Monarchy should go, says a third of TV poll
Wednesday 08 January 1997
A record 2.6 million viewers called in votes after Carlton Television staged a live programme, Monarchy: The Nation Decides, with 34 per cent of callers saying that they no longer wanted a hereditary head of state. After the show, which at times descended into slanging match, 66 per cent said they wanted the institution to continue.
Regional difference of opinion were evident, with 56 per cent in Scotland voting against the monarchy, Northern Ireland split equally and Welsh viewers marginally in favour, while the audience in England was largely pro-monarchy.
Carlton executives extended the time limit for calls after thousands complained they could not get through before the deadline in the biggest telephone poll ever staged in the UK.
Steve Clark, Carlton's head of factual programmes, defended the boisterous and, at times, aggressive debate, asking: "Is the standard of debate in the House of Commons at Question Time any better than that?"
The programme consisted of pre-recorded statements from royal experts interspersed with live debate from panellists and reaction from the audience. Some of the panellists were furious about the debate. The former Downing Street press secretary Sir Bernard Ingham said it had been "a disgrace". He wished he had not taken part and likened the level of discussion to that of a pub brawl.
Filmed at the National Exhibition Centre in Birmingham with an audience of some 3,000 people, the debate was heated, but seemed to shed little light on the issue. The confusion increased as thousands of viewers trying to get through on the 14,000 telephone lines allocated to the poll complained that they could not get connected. Some said that they tried to call for hours but were unable to poll their votes, while others were able to vote repeatedly by pressing phone redial buttons.
The tone of the discussion, hosted for Carlton TV by the ITN newscaster Trevor McDonald, was set early on when Stephen Haseler, chairman of the pressure group Republic, said that the real issue was whether British people had a right to choose their head of state.
The Tory MP Steven Norris (Epping Forest) was due to join the debate but left without taking part. He said: "I realised within a few minutes that this was simply not the kind of programme that I wanted to be part of ... I think it was utterly trivial and patronising."
In the discussion the author Frederick Forsyth accused journalists of "muck-raking" with regard to the Royal Family. There was a boisterous reaction when the agony aunt Claire Rayner insisted that people wanted to be citizens and not subjects to a hereditary monarchy.

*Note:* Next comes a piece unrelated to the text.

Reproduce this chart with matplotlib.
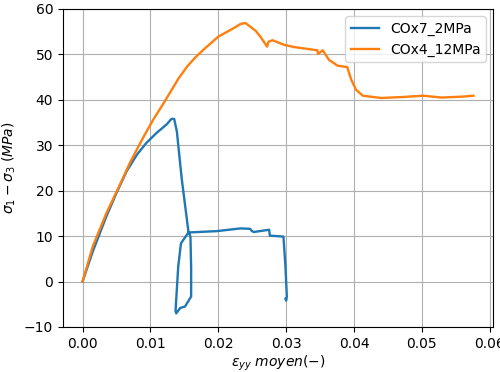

The Mirror journalist James Whitaker said that he was "let down" by the scandalous activities of members of the Royal Family. The former Sunday Times editor Andrew Neil said they were not value for money. "But perhaps the biggest price we pay for the monarchy is not to be found in any balance sheet; it's the depressing signal that wealth, power and position are still inherited, rather than earned," he said.